◆ REQUIRED WORK: The line containing "import * as" marks the end: extract everything from the first line of the data through that line, exactly, with no pictures.
----
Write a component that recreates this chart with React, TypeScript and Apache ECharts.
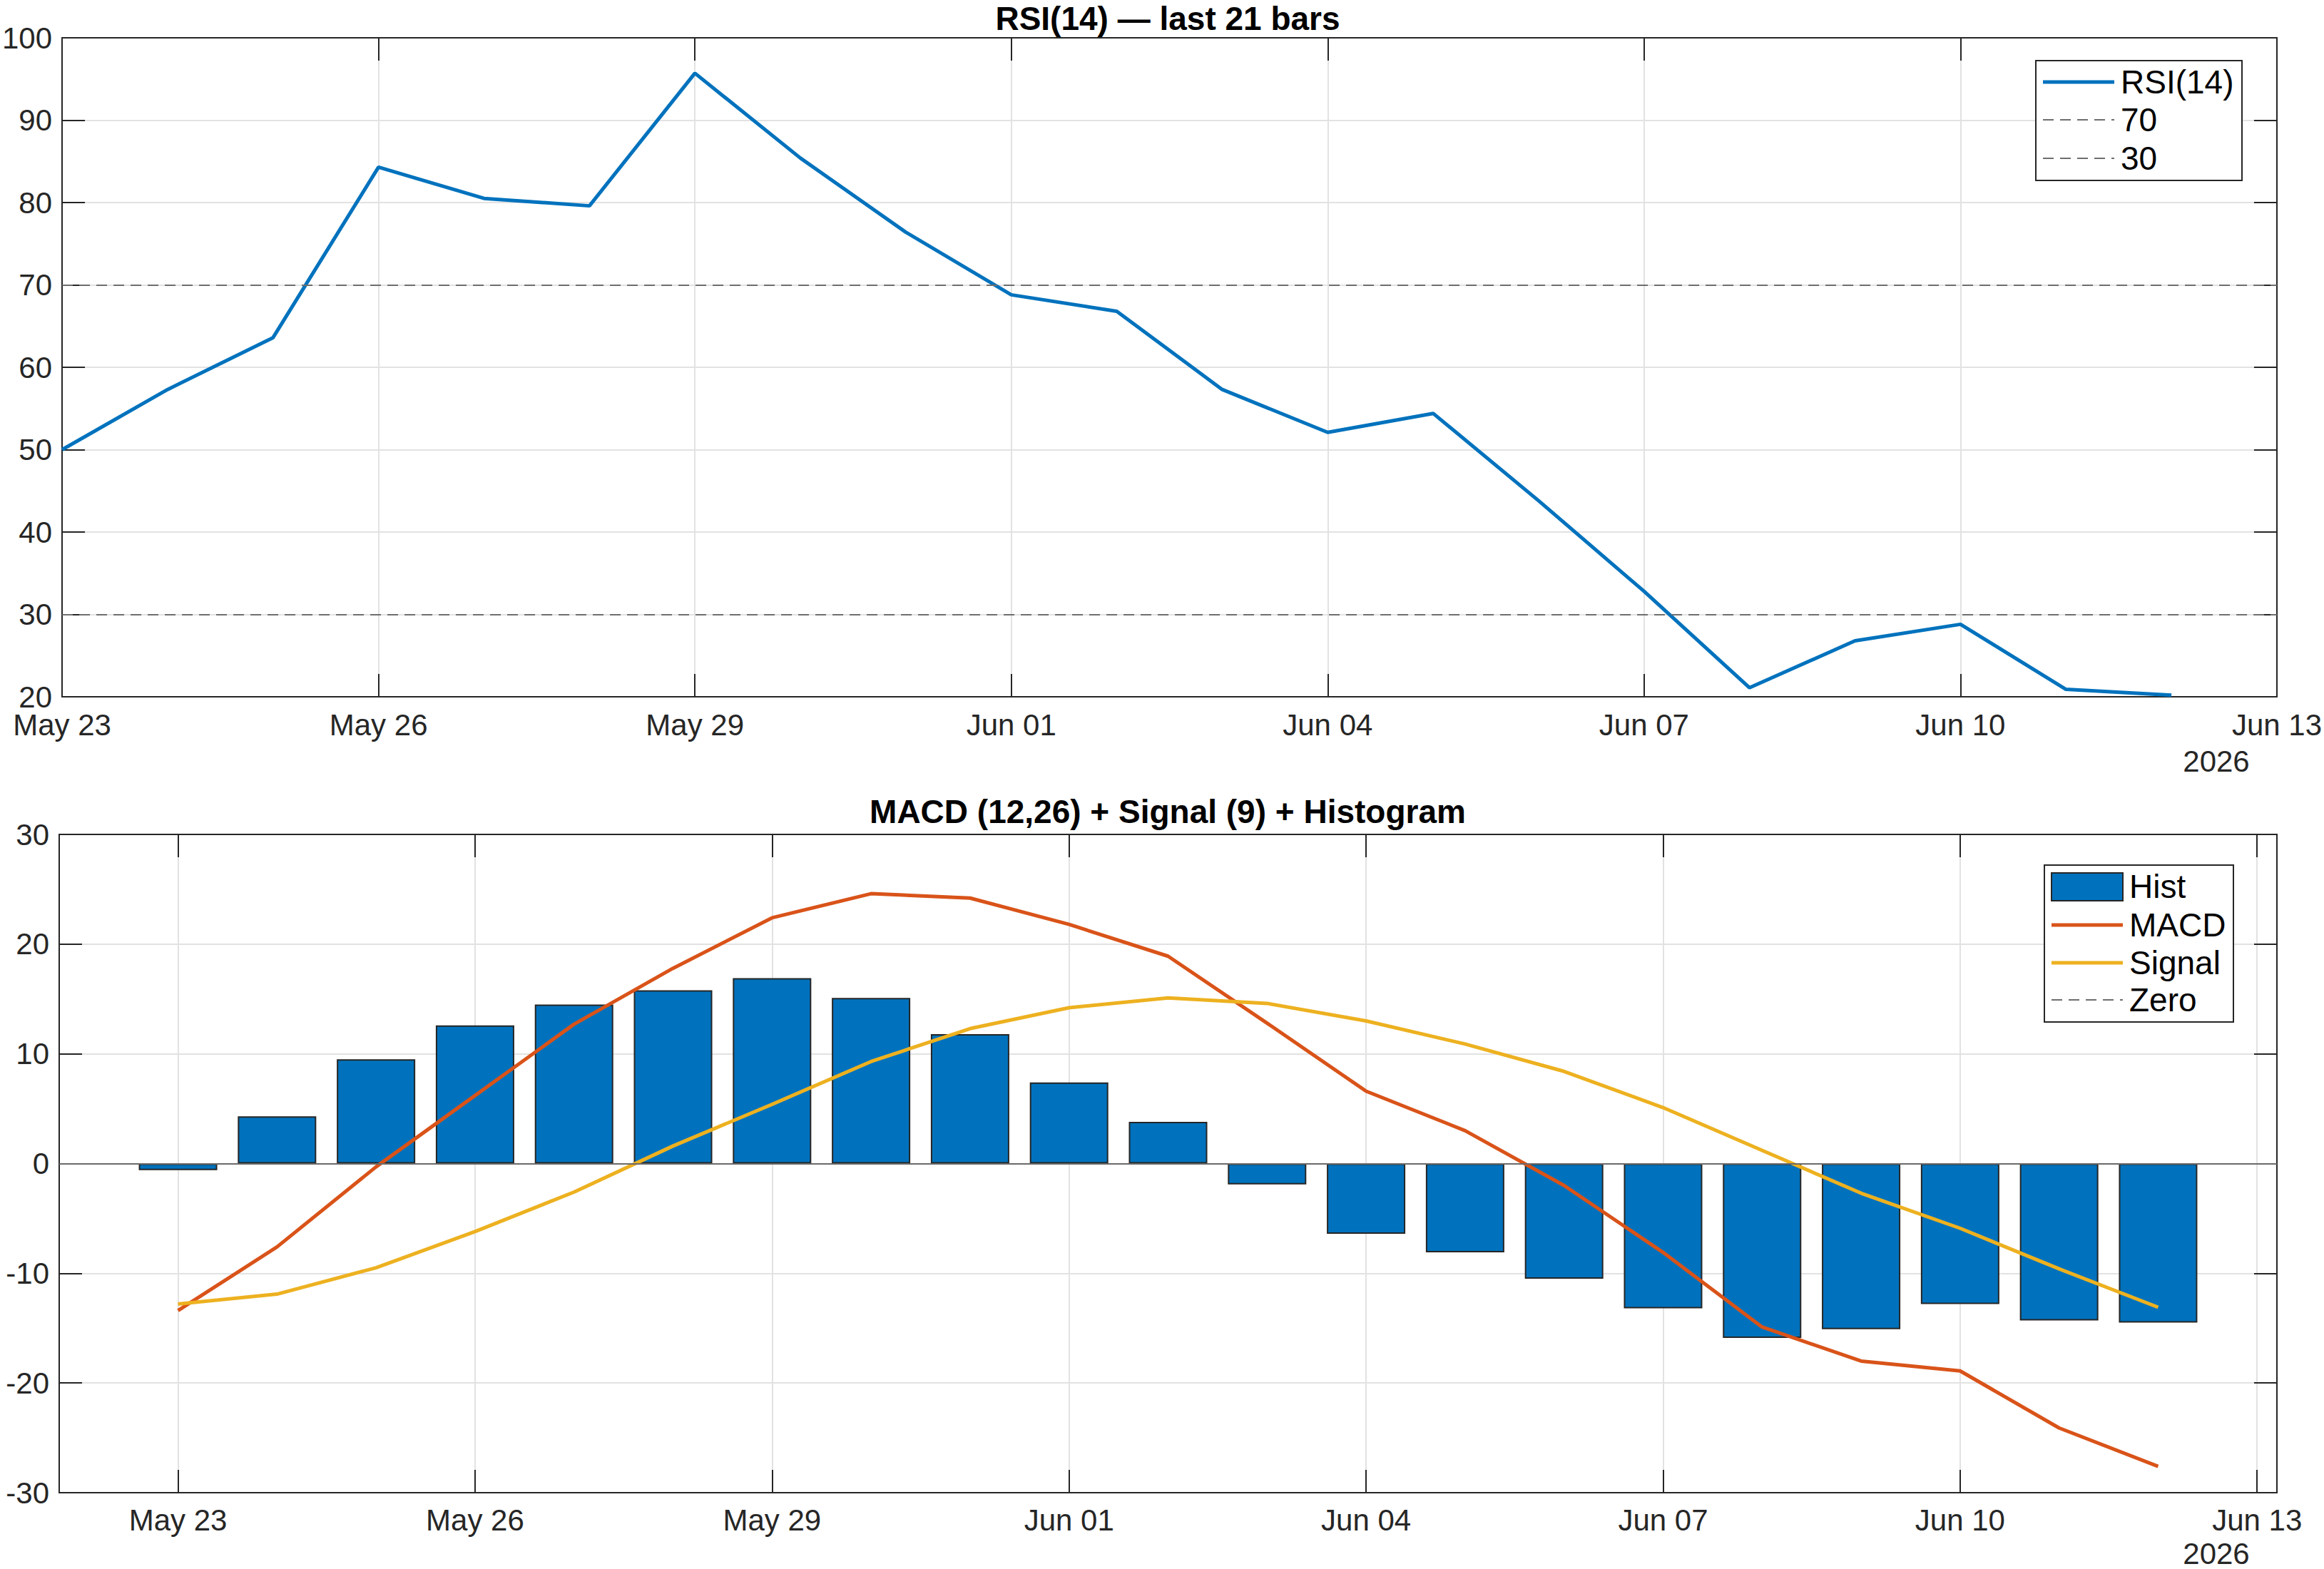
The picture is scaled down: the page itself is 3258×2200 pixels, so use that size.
import React, { useEffect, useRef } from "react";
import * as echarts from "echarts";

// ---- data ----
const barDates = [
  "May 23", "May 24", "May 25", "May 26", "May 27", "May 28", "May 29",
  "May 30", "May 31", "Jun 01", "Jun 02", "Jun 03", "Jun 04", "Jun 05",
  "Jun 06", "Jun 07", "Jun 08", "Jun 09", "Jun 10", "Jun 11", "Jun 12",
];
const rsi = [50.0, 57.3, 63.6, 84.3, 80.5, 79.6, 95.7, 85.4, 76.4, 68.8, 66.8, 57.3, 52.1, 54.4, 43.8, 32.8, 21.1, 26.8, 28.8, 20.9, 20.2];
const hist = [-0.6, 4.3, 9.5, 12.6, 14.5, 15.8, 16.9, 15.1, 11.8, 7.4, 3.8, -1.9, -6.4, -8.1, -10.5, -13.2, -15.9, -15.1, -12.8, -14.3, -14.5];
const macd = [-13.4, -7.6, -0.3, 6.2, 12.7, 17.8, 22.4, 24.6, 24.2, 21.8, 18.9, 12.8, 6.6, 3.0, -2.0, -8.1, -14.9, -18.0, -18.9, -24.1, -27.6];
const signal = [-12.8, -11.9, -9.5, -6.2, -2.6, 1.6, 5.4, 9.3, 12.3, 14.2, 15.1, 14.6, 13.0, 10.9, 8.4, 5.1, 1.2, -2.7, -5.9, -9.6, -13.1];
const xTickDays = [0, 3, 6, 9, 12, 15, 18, 21];
const xTickLabels = ["May 23", "May 26", "May 29", "Jun 01", "Jun 04", "Jun 07", "Jun 10", "Jun 13"];
const yearLabel = "2026";
const rsiLevels = [70, 30];
const rsiTitle = "RSI(14) — last 21 bars";
const macdTitle = "MACD (12,26) + Signal (9) + Histogram";

const FONT = "'Liberation Sans', Arial, Helvetica, sans-serif";
const AX = "#262626";
const BLUE = "#0072BD";
const ORANGE = "#D95319";
const YELLOW = "#EDB120";
const GRIDC = "#e2e2e2";
const DASHC = "#6e6e6e";

const fmtX = (v: number) => {
  const i = xTickDays.indexOf(Math.round(v));
  return i >= 0 && Math.abs(v - Math.round(v)) < 1e-6 ? xTickLabels[i] : "";
};

export default function App() {
  const ref = useRef<HTMLDivElement>(null);
  useEffect(() => {
    if (!ref.current) return;
    const chart = echarts.init(ref.current, undefined, { renderer: "svg" });

    const axisLine = { show: true, onZero: false, lineStyle: { color: AX, width: 2 } };
    const axisTick = { show: true, inside: true, length: 32, lineStyle: { color: AX, width: 2 } };
    const splitLine = { show: true, lineStyle: { color: GRIDC, width: 2 } };
    const label = { color: AX, fontSize: 42, fontFamily: FONT };

    const L = 83, W = 3109;
    const grids = [
      { left: L, top: 53, width: W, height: 924 },
      { left: L, top: 1170, width: W, height: 923 },
    ];

    const xAxes: any[] = [
      {
        type: "value", gridIndex: 0, position: "bottom", min: 0, max: 21, interval: 3,
        axisLine, axisTick, splitLine,
        axisLabel: { ...label, margin: 18, formatter: fmtX, showMinLabel: true, showMaxLabel: true },
      },
      {
        type: "value", gridIndex: 0, position: "top", min: 0, max: 21, interval: 3,
        axisLine, axisTick, splitLine: { show: false }, axisLabel: { show: false },
      },
      {
        type: "value", gridIndex: 1, position: "bottom", min: -1.2, max: 21.2,
        axisLine,
        axisTick: { ...axisTick, customValues: xTickDays },
        splitLine,
        axisLabel: { ...label, margin: 17, formatter: fmtX, customValues: xTickDays },
      },
      {
        type: "value", gridIndex: 1, position: "top", min: -1.2, max: 21.2,
        axisLine,
        axisTick: { ...axisTick, customValues: xTickDays },
        splitLine: { show: false },
        axisLabel: { show: false, customValues: xTickDays },
      },
    ];

    const yAxes: any[] = [
      {
        type: "value", gridIndex: 0, position: "left", min: 20, max: 100, interval: 10,
        axisLine, axisTick, splitLine, axisLabel: { ...label, margin: 14 },
      },
      {
        type: "value", gridIndex: 0, position: "right", min: 20, max: 100, interval: 10,
        axisLine, axisTick, splitLine: { show: false }, axisLabel: { show: false },
      },
      {
        type: "value", gridIndex: 1, position: "left", min: -30, max: 30, interval: 10,
        axisLine, axisTick, splitLine, axisLabel: { ...label, margin: 14 },
      },
      {
        type: "value", gridIndex: 1, position: "right", min: -30, max: 30, interval: 10,
        axisLine, axisTick, splitLine: { show: false }, axisLabel: { show: false },
      },
    ];

    const legendFont = { fontSize: 46, fontFamily: FONT, fill: "#000" };
    const legTop = (y: number, t: string) => ({ type: "text", x: 2973, y, style: { text: t, ...legendFont, textVerticalAlign: "middle", textAlign: "left" } });
    const legBot = (y: number, t: string) => ({ type: "text", x: 2985, y, style: { text: t, ...legendFont, textVerticalAlign: "middle", textAlign: "left" } });

    const graphic: any[] = [
      { type: "rect", shape: { x: 2854, y: 85, width: 289, height: 168 }, style: { fill: "#fff", stroke: AX, lineWidth: 2 }, z: 100 },
      { type: "line", shape: { x1: 2864, y1: 115, x2: 2964, y2: 115 }, style: { stroke: BLUE, lineWidth: 5 }, z: 101 },
      { ...legTop(115, "RSI(14)"), z: 101 },
      { type: "line", shape: { x1: 2864, y1: 168, x2: 2964, y2: 168 }, style: { stroke: DASHC, lineWidth: 2, lineDash: [15, 9] }, z: 101 },
      { ...legTop(168, String(rsiLevels[0])), z: 101 },
      { type: "line", shape: { x1: 2864, y1: 222, x2: 2964, y2: 222 }, style: { stroke: DASHC, lineWidth: 2, lineDash: [15, 9] }, z: 101 },
      { ...legTop(222, String(rsiLevels[1])), z: 101 },
      { type: "rect", shape: { x: 2866, y: 1213, width: 265, height: 220 }, style: { fill: "#fff", stroke: AX, lineWidth: 2 }, z: 100 },
      { type: "rect", shape: { x: 2876, y: 1224, width: 100, height: 39 }, style: { fill: BLUE, stroke: AX, lineWidth: 2 }, z: 101 },
      { ...legBot(1243, "Hist"), z: 101 },
      { type: "line", shape: { x1: 2876, y1: 1297, x2: 2976, y2: 1297 }, style: { stroke: ORANGE, lineWidth: 5 }, z: 101 },
      { ...legBot(1297, "MACD"), z: 101 },
      { type: "line", shape: { x1: 2876, y1: 1350, x2: 2976, y2: 1350 }, style: { stroke: YELLOW, lineWidth: 5 }, z: 101 },
      { ...legBot(1350, "Signal"), z: 101 },
      { type: "line", shape: { x1: 2876, y1: 1402, x2: 2976, y2: 1402 }, style: { stroke: DASHC, lineWidth: 2, lineDash: [15, 9] }, z: 101 },
      { ...legBot(1402, "Zero"), z: 101 },
      { type: "text", x: 3107, y: 1067, style: { text: yearLabel, fontSize: 42, fontFamily: FONT, fill: AX, textAlign: "center", textVerticalAlign: "middle" } },
      { type: "text", x: 3107, y: 2178, style: { text: yearLabel, fontSize: 42, fontFamily: FONT, fill: AX, textAlign: "center", textVerticalAlign: "middle" } },
    ];

    const option: any = {
      animation: false,
      backgroundColor: "#ffffff",
      title: [
        { text: rsiTitle, left: 1637, top: 3, padding: 0, textAlign: "center", textStyle: { fontSize: 46, fontWeight: "bold", fontFamily: FONT, color: "#000" } },
        { text: macdTitle, left: 1637, top: 1115, padding: 0, textAlign: "center", textStyle: { fontSize: 46, fontWeight: "bold", fontFamily: FONT, color: "#000" } },
      ],
      grid: grids,
      xAxis: xAxes,
      yAxis: yAxes,
      graphic,
      series: [
        {
          name: "RSI(14)", type: "line", xAxisIndex: 0, yAxisIndex: 0,
          data: rsi.map((v, i) => [i, v]),
          showSymbol: false, symbol: "none",
          lineStyle: { color: BLUE, width: 5 }, itemStyle: { color: BLUE },
          markLine: {
            silent: true, symbol: ["none", "none"], label: { show: false },
            lineStyle: { color: DASHC, width: 2, type: [15, 9] },
            data: rsiLevels.map((v) => ({ yAxis: v })),
          },
          z: 3,
        },
        {
          name: "Hist", type: "bar", xAxisIndex: 2, yAxisIndex: 2,
          data: hist.map((v, i) => [i, v]),
          barWidth: 110,
          itemStyle: { color: BLUE, borderColor: AX, borderWidth: 2 },
          markLine: {
            silent: true, symbol: ["none", "none"], label: { show: false },
            lineStyle: { color: "#6a6a6a", width: 2, type: "solid" },
            data: [{ yAxis: 0 }],
          },
          z: 2,
        },
        {
          name: "MACD", type: "line", xAxisIndex: 2, yAxisIndex: 2,
          data: macd.map((v, i) => [i, v]),
          showSymbol: false, symbol: "none",
          lineStyle: { color: ORANGE, width: 5 }, itemStyle: { color: ORANGE }, z: 3,
        },
        {
          name: "Signal", type: "line", xAxisIndex: 2, yAxisIndex: 2,
          data: signal.map((v, i) => [i, v]),
          showSymbol: false, symbol: "none",
          lineStyle: { color: YELLOW, width: 5 }, itemStyle: { color: YELLOW }, z: 3,
        },
      ],
    };
    void barDates;
    chart.setOption(option);
    return () => chart.dispose();
  }, []);

  return (
    <div
      ref={ref}
      style={{ position: "fixed", left: 0, top: 0, width: 3258, height: 2200, background: "#fff" }}
    />
  );
}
----
◆ RESPONSE BELOW:
Write a component that recreates this chart with React, TypeScript and Apache ECharts.
The picture is scaled down: the page itself is 3258×2200 pixels, so use that size.
import React, { useEffect, useRef } from "react";
import * as echarts from "echarts";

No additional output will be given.